On Tuesday, 2 October 2018 at 06:26:30 UTC, Joakim wrote:

"Once the videos are all up, set up weekend meetups in several cities [all over the world], where a few livestreamed talks may talk place if some speakers don't want to spend more time producing a pre-recorded talk, but most time is spent like the hackathon, discussing various existing issues from bugzilla in smaller groups or brainstorming ideas, designs, and libraries for the future."

I can setup an event like this in my city, where AFAIK nobody uses D, so most of it would be geared towards introducing them to the language.

I estimate that you could do ten times better at raising awareness and uptake with this approach than the current DConf format, by casting a much wider net, and it would cost about 10X less, ie you get two orders of magnitude better bang for the buck.
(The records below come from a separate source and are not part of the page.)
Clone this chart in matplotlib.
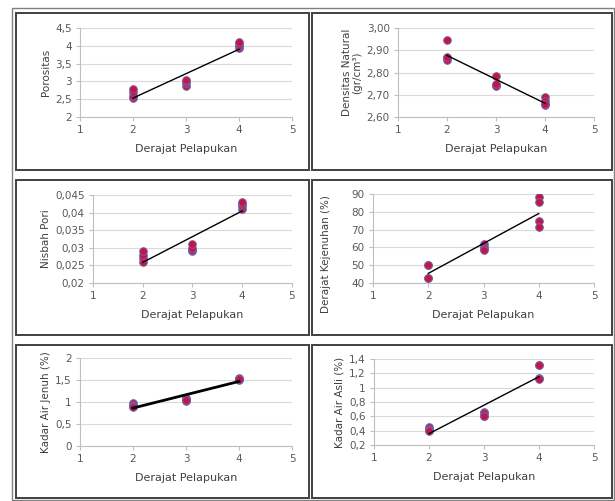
import numpy as np
import matplotlib
matplotlib.use('Agg')
import matplotlib.pyplot as plt
from matplotlib.patches import Rectangle
from matplotlib.ticker import FuncFormatter

# derajat pelapukan (x) for every sample
derajat = [2, 2, 2, 2, 3, 3, 3, 3, 4, 4, 4, 4]

porositas = [2.52, 2.60, 2.70, 2.80, 2.88, 2.95, 3.00, 3.05, 3.95, 4.00, 4.05, 4.10]
densitas = [2.945, 2.865, 2.855, 2.870, 2.785, 2.745, 2.740, 2.750, 2.690, 2.670, 2.655, 2.660]
nisbah_pori = [0.026, 0.027, 0.028, 0.029, 0.029, 0.0295, 0.030, 0.031, 0.041, 0.042, 0.0425, 0.043]
kejenuhan = [50, 50, 43, 43, 62, 60.5, 59, 58.5, 88.5, 85.5, 75, 71.5]
air_jenuh = [0.97, 0.93, 0.90, 0.88, 1.08, 1.05, 1.03, 1.04, 1.55, 1.52, 1.50, 1.53]
air_asli = [0.45, 0.43, 0.41, 0.40, 0.66, 0.64, 0.61, 0.60, 1.31, 1.31, 1.13, 1.12]

W, H = 615, 501
fig = plt.figure(figsize=(W / 100, H / 100), dpi=100)
plt.rcParams['font.family'] = 'DejaVu Sans'


def px_axes(x0, y0, x1, y1):
    return fig.add_axes([x0 / W, 1 - y1 / H, (x1 - x0) / W, (y1 - y0) / H])


def box(x0, y0, x1, y1, lw=1.4, color='#404040'):
    fig.patches.append(Rectangle((x0 / W, 1 - y1 / H), (x1 - x0) / W, (y1 - y0) / H,
                                 transform=fig.transFigure, fill=False,
                                 edgecolor=color, lw=lw))


def comma(fmt):
    return FuncFormatter(lambda v, p: (fmt % v).replace('.', ','))


# outer frame and panel frames
box(12, 8, 614, 500, lw=1.0, color='#808080')
rows = [(13, 170), (180, 335), (345, 498)]
cols = [(16, 309), (312, 612)]
for (ya, yb) in rows:
    for (xa, xb) in cols:
        box(xa, ya, xb, yb)

panels = [
    ((80, 28, 292, 117), porositas, 'Porositas', (2, 4.5, 0.5), '%g', 1.0),
    ((398, 28, 594, 117), densitas, 'Densitas Natural\n(gr/cm³)', (2.6, 3.0, 0.1), '%.2f', 1.0),
    ((93, 195, 292, 283), nisbah_pori, 'Nisbah Pori', (0.02, 0.045, 0.005), '%g', 1.0),
    ((373, 194, 594, 283), kejenuhan, 'Derajat Kejenuhan (%)', (40, 90, 10), '%g', 1.0),
    ((80, 358, 292, 446), air_jenuh, 'Kadar Air Jenuh (%)', (0, 2, 0.5), '%g', 2.0),
    ((374, 359, 594, 445), air_asli, 'Kadar Air Asli (%)', (0.2, 1.4, 0.2), '%g', 1.0),
]

axes = []
for pos, y, ylab, (ymin, ymax, step), fmt, tlw in panels:
    ax = px_axes(*pos)
    ax.scatter(derajat, y, s=30, color='#C8143C', edgecolor='#7060B0', lw=0.7, zorder=3)
    k, b = np.polyfit(derajat, y, 1)
    xs = np.array([min(derajat), max(derajat)])
    ax.plot(xs, k * xs + b, color='black', lw=tlw, zorder=4)
    ax.set_xlim(1, 5)
    ax.set_ylim(ymin, ymax)
    ax.set_xticks([1, 2, 3, 4, 5])
    ax.set_yticks(np.round(np.arange(ymin, ymax + step / 2, step), 4))
    ax.yaxis.set_major_formatter(comma(fmt))
    ax.grid(axis='y', color='#d9d9d9', lw=0.8)
    ax.set_axisbelow(True)
    for s in ['top', 'right']:
        ax.spines[s].set_visible(False)
    for s in ['left', 'bottom']:
        ax.spines[s].set_color('#bfbfbf')
        ax.spines[s].set_linewidth(0.8)
    ax.tick_params(colors='#bfbfbf', labelcolor='#595959', labelsize=7.5,
                   length=3, width=0.8, pad=3)
    ax.set_xlabel('Derajat Pelapukan', fontsize=8, color='#404040', labelpad=6)
    ax.set_ylabel(ylab, fontsize=7.5, color='#404040', labelpad=3, linespacing=1.0)
    axes.append(ax)

# the saturation label sits lower than its axis in the original
axes[3].yaxis.set_label_coords(-0.19, 0.33)

fig.savefig('out.png', dpi=100)
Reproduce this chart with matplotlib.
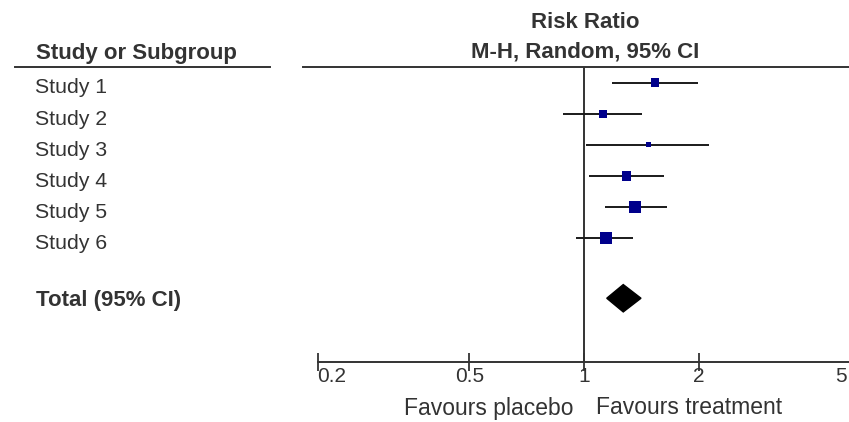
import numpy as np
import matplotlib
matplotlib.use('Agg')
import matplotlib.pyplot as plt
from matplotlib.lines import Line2D
from matplotlib.transforms import blended_transform_factory, ScaledTranslation
from matplotlib.ticker import NullLocator

plt.rcParams['font.family'] = ['Liberation Sans', 'DejaVu Sans']

# данные
studies = ['Study 1', 'Study 2', 'Study 3', 'Study 4', 'Study 5', 'Study 6']
rr = [1.53, 1.12, 1.47, 1.29, 1.36, 1.14]
ci_low = [1.18, 0.88, 1.01, 1.03, 1.13, 0.95]
ci_high = [1.99, 1.42, 2.12, 1.62, 1.65, 1.34]
weights = [13.5, 11.0, 4.5, 17.5, 26.8, 26.7]
total_rr = 1.265
total_low = 1.145
total_high = 1.408
tick_vals = [0.2, 0.5, 1, 2, 5]
tick_labels = ['0.2', '0.5', '1', '2', '5']

W, H = 849, 422
txt = '#333333'
navy = '#00008b'

fig = plt.figure(figsize=(W / 100, H / 100), dpi=100)
ax = fig.add_axes([317.6 / W, 1 - 361.7 / H, (851 - 317.6) / W, (361.7 - 66.7) / H])
ax.set_xscale('log')
ax.set_xlim(0.2, 5)
ax.set_ylim(9.97, 0.486)

rows = np.arange(1, len(studies) + 1)
total_row = 7.93

# доверительные интервалы и квадраты
ax.hlines(rows, ci_low, ci_high, color='#1a1a1a', lw=1.4, zorder=2)
side_pt = 2.3 * np.sqrt(weights) * 0.72
ax.scatter(rr, rows, marker='s', s=side_pt ** 2, color=navy, zorder=3, linewidths=0)

# ромб итога
h = 0.44
ax.fill([total_low, total_rr, total_high, total_rr],
        [total_row, total_row - h, total_row, total_row + h], color='black', zorder=3)

ax.axvline(1, color='#333333', lw=1.4, zorder=1)

for s in ['left', 'right', 'top']:
    ax.spines[s].set_visible(False)
ax.spines['bottom'].set_color('#333333')
ax.spines['bottom'].set_linewidth(1.4)
ax.set_yticks([])
ax.set_xticks(tick_vals)
ax.set_xticklabels(tick_labels)
ax.xaxis.set_minor_locator(NullLocator())
ax.tick_params(axis='x', direction='inout', length=13, width=1.3, color='#333333',
               labelcolor=txt, labelsize=15, pad=-3)
labels = ax.get_xticklabels()
labels[0].set_ha('left')
labels[-1].set_ha('right')
# последняя подпись у самого края - сдвинуть чуть влево
labels[-1].set_transform(labels[-1].get_transform()
                         + ScaledTranslation(-4 / 100, 0, fig.dpi_scale_trans))

# подписи исследований
tr = blended_transform_factory(fig.transFigure, ax.transData)
for name, r in zip(studies, rows):
    ax.text(35 / W, r + 0.17, name, transform=tr, va='center', ha='left',
            fontsize=15.3, color=txt)
ax.text(36.5 / W, total_row + 0.06, 'Total (95% CI)', transform=tr, va='center',
        ha='left', fontsize=16, color=txt, fontweight='bold')

# заголовки
fig.text(36.5 / W, 1 - 53 / H, 'Study or Subgroup', va='center', ha='left',
         fontsize=16, color=txt, fontweight='bold')
fig.text(585.5 / W, 1 - 22 / H, 'Risk Ratio', va='center', ha='center',
         fontsize=16, color=txt, fontweight='bold')
fig.text(585.5 / W, 1 - 52 / H, 'M-H, Random, 95% CI', va='center', ha='center',
         fontsize=16, color=txt, fontweight='bold')
fig.add_artist(Line2D([15 / W, 270 / W], [1 - 67 / H] * 2, color='#333333', lw=1.4))
fig.add_artist(Line2D([303 / W, 1], [1 - 67 / H] * 2, color='#333333', lw=1.4))

fig.text(573 / W, 1 - 408 / H, 'Favours placebo', va='center', ha='right',
         fontsize=16.5, color=txt)
fig.text(596 / W, 1 - 408 / H, 'Favours treatment', va='center', ha='left',
         fontsize=16.5, color=txt)

fig.savefig('out.png', dpi=100, facecolor='white')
I think this is something that could be done *in addition to* DConf. I honestly don't think DConf is very effective at promoting D, except perhaps to a small sliver of the overall population of programmers, due to the content of most of the presentations. {This is not intended to be a criticism or a statement that anything about DConf should be changed.}

I believe it would be a mistake to drop DConf. If we did that, the story that would be told is "D couldn't even support its own conference. Use Rust or Go or Julia instead." Our view would be "we're on the cutting edge" but everyone else's view would be "the language is dying".